**Dataset excerpt**

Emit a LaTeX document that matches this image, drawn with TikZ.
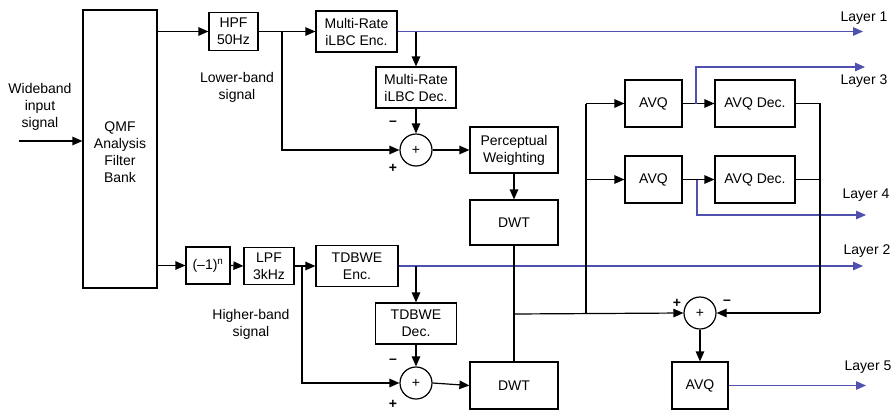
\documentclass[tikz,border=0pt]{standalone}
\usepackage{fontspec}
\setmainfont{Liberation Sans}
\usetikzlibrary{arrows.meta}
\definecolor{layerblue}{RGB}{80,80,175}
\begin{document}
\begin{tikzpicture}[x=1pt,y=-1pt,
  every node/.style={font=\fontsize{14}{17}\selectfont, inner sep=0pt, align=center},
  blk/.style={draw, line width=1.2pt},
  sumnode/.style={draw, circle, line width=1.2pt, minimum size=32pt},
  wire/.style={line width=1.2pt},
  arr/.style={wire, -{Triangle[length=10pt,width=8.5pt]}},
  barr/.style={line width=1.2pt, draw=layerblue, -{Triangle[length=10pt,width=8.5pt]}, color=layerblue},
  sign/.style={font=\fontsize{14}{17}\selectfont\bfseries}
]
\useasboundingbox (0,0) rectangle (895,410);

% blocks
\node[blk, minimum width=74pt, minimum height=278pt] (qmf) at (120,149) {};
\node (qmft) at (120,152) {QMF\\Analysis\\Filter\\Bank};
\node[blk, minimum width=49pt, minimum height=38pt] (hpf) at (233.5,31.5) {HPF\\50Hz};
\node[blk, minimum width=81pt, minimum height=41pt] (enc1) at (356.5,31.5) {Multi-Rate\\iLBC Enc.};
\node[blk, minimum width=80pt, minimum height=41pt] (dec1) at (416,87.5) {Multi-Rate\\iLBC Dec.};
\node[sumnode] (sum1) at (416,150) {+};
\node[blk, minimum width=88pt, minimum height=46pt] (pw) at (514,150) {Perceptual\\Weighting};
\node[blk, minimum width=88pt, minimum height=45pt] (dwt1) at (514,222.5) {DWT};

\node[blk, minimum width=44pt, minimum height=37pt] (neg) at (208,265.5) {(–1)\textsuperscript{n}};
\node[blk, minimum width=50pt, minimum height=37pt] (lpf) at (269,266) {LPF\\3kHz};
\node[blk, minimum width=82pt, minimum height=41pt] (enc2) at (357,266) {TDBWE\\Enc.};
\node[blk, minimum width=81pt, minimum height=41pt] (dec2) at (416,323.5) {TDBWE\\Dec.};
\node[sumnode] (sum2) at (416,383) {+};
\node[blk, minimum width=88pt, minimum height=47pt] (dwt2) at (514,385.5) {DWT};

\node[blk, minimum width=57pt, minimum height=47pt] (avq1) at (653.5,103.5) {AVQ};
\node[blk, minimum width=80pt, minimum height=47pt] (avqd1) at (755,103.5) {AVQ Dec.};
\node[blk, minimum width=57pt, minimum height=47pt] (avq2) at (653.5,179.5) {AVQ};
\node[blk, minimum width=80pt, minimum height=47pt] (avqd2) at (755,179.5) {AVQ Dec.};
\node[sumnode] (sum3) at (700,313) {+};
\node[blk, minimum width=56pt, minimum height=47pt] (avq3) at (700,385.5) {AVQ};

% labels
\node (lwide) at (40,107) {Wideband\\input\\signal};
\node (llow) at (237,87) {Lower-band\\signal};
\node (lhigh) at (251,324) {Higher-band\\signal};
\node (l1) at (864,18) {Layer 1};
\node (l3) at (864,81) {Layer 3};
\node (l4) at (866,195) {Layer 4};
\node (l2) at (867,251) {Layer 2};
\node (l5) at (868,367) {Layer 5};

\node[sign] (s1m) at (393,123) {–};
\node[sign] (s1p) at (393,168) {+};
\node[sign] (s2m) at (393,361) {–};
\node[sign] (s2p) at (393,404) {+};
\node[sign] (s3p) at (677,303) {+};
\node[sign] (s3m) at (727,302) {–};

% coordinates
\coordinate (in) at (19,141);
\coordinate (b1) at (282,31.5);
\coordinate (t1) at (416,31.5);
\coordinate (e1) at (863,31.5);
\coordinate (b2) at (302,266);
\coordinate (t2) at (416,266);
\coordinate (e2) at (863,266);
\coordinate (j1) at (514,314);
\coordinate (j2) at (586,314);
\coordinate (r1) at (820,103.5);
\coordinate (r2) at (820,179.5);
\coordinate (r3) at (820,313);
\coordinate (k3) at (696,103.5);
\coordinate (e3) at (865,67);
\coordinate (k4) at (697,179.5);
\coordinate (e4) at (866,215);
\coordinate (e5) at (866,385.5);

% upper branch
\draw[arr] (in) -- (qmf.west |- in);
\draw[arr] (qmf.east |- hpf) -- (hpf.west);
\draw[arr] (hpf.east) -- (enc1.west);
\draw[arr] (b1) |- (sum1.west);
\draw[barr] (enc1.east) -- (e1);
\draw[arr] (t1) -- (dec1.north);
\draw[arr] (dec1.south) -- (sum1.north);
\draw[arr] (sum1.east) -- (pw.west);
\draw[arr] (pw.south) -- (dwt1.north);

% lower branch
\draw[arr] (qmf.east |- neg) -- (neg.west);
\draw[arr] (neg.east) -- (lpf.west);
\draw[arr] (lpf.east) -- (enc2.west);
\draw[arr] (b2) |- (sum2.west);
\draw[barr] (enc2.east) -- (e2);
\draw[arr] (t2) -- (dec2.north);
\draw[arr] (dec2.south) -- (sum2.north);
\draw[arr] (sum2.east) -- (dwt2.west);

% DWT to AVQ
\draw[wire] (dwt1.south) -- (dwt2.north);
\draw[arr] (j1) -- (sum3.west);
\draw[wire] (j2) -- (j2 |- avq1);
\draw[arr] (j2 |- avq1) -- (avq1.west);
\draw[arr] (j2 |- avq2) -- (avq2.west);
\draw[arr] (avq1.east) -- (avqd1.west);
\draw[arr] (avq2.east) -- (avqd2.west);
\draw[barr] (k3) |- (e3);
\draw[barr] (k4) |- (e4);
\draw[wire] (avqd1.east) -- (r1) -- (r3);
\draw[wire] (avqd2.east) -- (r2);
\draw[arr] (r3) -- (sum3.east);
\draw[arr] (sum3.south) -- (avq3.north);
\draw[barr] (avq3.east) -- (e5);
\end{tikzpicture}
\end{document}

**Task**
Go through the data above and transcribe it in full, omitting any image.

**The output**
Emit a LaTeX document that matches this image, drawn with TikZ.
\documentclass[tikz,border=0pt]{standalone}
\usepackage{fontspec}
\setmainfont{Liberation Sans}
\usetikzlibrary{arrows.meta}
\definecolor{layerblue}{RGB}{80,80,175}
\begin{document}
\begin{tikzpicture}[x=1pt,y=-1pt,
  every node/.style={font=\fontsize{14}{17}\selectfont, inner sep=0pt, align=center},
  blk/.style={draw, line width=1.2pt},
  sumnode/.style={draw, circle, line width=1.2pt, minimum size=32pt},
  wire/.style={line width=1.2pt},
  arr/.style={wire, -{Triangle[length=10pt,width=8.5pt]}},
  barr/.style={line width=1.2pt, draw=layerblue, -{Triangle[length=10pt,width=8.5pt]}, color=layerblue},
  sign/.style={font=\fontsize{14}{17}\selectfont\bfseries}
]
\useasboundingbox (0,0) rectangle (895,410);

% blocks
\node[blk, minimum width=74pt, minimum height=278pt] (qmf) at (120,149) {};
\node (qmft) at (120,152) {QMF\\Analysis\\Filter\\Bank};
\node[blk, minimum width=49pt, minimum height=38pt] (hpf) at (233.5,31.5) {HPF\\50Hz};
\node[blk, minimum width=81pt, minimum height=41pt] (enc1) at (356.5,31.5) {Multi-Rate\\iLBC Enc.};
\node[blk, minimum width=80pt, minimum height=41pt] (dec1) at (416,87.5) {Multi-Rate\\iLBC Dec.};
\node[sumnode] (sum1) at (416,150) {+};
\node[blk, minimum width=88pt, minimum height=46pt] (pw) at (514,150) {Perceptual\\Weighting};
\node[blk, minimum width=88pt, minimum height=45pt] (dwt1) at (514,222.5) {DWT};

\node[blk, minimum width=44pt, minimum height=37pt] (neg) at (208,265.5) {(–1)\textsuperscript{n}};
\node[blk, minimum width=50pt, minimum height=37pt] (lpf) at (269,266) {LPF\\3kHz};
\node[blk, minimum width=82pt, minimum height=41pt] (enc2) at (357,266) {TDBWE\\Enc.};
\node[blk, minimum width=81pt, minimum height=41pt] (dec2) at (416,323.5) {TDBWE\\Dec.};
\node[sumnode] (sum2) at (416,383) {+};
\node[blk, minimum width=88pt, minimum height=47pt] (dwt2) at (514,385.5) {DWT};

\node[blk, minimum width=57pt, minimum height=47pt] (avq1) at (653.5,103.5) {AVQ};
\node[blk, minimum width=80pt, minimum height=47pt] (avqd1) at (755,103.5) {AVQ Dec.};
\node[blk, minimum width=57pt, minimum height=47pt] (avq2) at (653.5,179.5) {AVQ};
\node[blk, minimum width=80pt, minimum height=47pt] (avqd2) at (755,179.5) {AVQ Dec.};
\node[sumnode] (sum3) at (700,313) {+};
\node[blk, minimum width=56pt, minimum height=47pt] (avq3) at (700,385.5) {AVQ};

% labels
\node (lwide) at (40,107) {Wideband\\input\\signal};
\node (llow) at (237,87) {Lower-band\\signal};
\node (lhigh) at (251,324) {Higher-band\\signal};
\node (l1) at (864,18) {Layer 1};
\node (l3) at (864,81) {Layer 3};
\node (l4) at (866,195) {Layer 4};
\node (l2) at (867,251) {Layer 2};
\node (l5) at (868,367) {Layer 5};

\node[sign] (s1m) at (393,123) {–};
\node[sign] (s1p) at (393,168) {+};
\node[sign] (s2m) at (393,361) {–};
\node[sign] (s2p) at (393,404) {+};
\node[sign] (s3p) at (677,303) {+};
\node[sign] (s3m) at (727,302) {–};

% coordinates
\coordinate (in) at (19,141);
\coordinate (b1) at (282,31.5);
\coordinate (t1) at (416,31.5);
\coordinate (e1) at (863,31.5);
\coordinate (b2) at (302,266);
\coordinate (t2) at (416,266);
\coordinate (e2) at (863,266);
\coordinate (j1) at (514,314);
\coordinate (j2) at (586,314);
\coordinate (r1) at (820,103.5);
\coordinate (r2) at (820,179.5);
\coordinate (r3) at (820,313);
\coordinate (k3) at (696,103.5);
\coordinate (e3) at (865,67);
\coordinate (k4) at (697,179.5);
\coordinate (e4) at (866,215);
\coordinate (e5) at (866,385.5);

% upper branch
\draw[arr] (in) -- (qmf.west |- in);
\draw[arr] (qmf.east |- hpf) -- (hpf.west);
\draw[arr] (hpf.east) -- (enc1.west);
\draw[arr] (b1) |- (sum1.west);
\draw[barr] (enc1.east) -- (e1);
\draw[arr] (t1) -- (dec1.north);
\draw[arr] (dec1.south) -- (sum1.north);
\draw[arr] (sum1.east) -- (pw.west);
\draw[arr] (pw.south) -- (dwt1.north);

% lower branch
\draw[arr] (qmf.east |- neg) -- (neg.west);
\draw[arr] (neg.east) -- (lpf.west);
\draw[arr] (lpf.east) -- (enc2.west);
\draw[arr] (b2) |- (sum2.west);
\draw[barr] (enc2.east) -- (e2);
\draw[arr] (t2) -- (dec2.north);
\draw[arr] (dec2.south) -- (sum2.north);
\draw[arr] (sum2.east) -- (dwt2.west);

% DWT to AVQ
\draw[wire] (dwt1.south) -- (dwt2.north);
\draw[arr] (j1) -- (sum3.west);
\draw[wire] (j2) -- (j2 |- avq1);
\draw[arr] (j2 |- avq1) -- (avq1.west);
\draw[arr] (j2 |- avq2) -- (avq2.west);
\draw[arr] (avq1.east) -- (avqd1.west);
\draw[arr] (avq2.east) -- (avqd2.west);
\draw[barr] (k3) |- (e3);
\draw[barr] (k4) |- (e4);
\draw[wire] (avqd1.east) -- (r1) -- (r3);
\draw[wire] (avqd2.east) -- (r2);
\draw[arr] (r3) -- (sum3.east);
\draw[arr] (sum3.south) -- (avq3.north);
\draw[barr] (avq3.east) -- (e5);
\end{tikzpicture}
\end{document}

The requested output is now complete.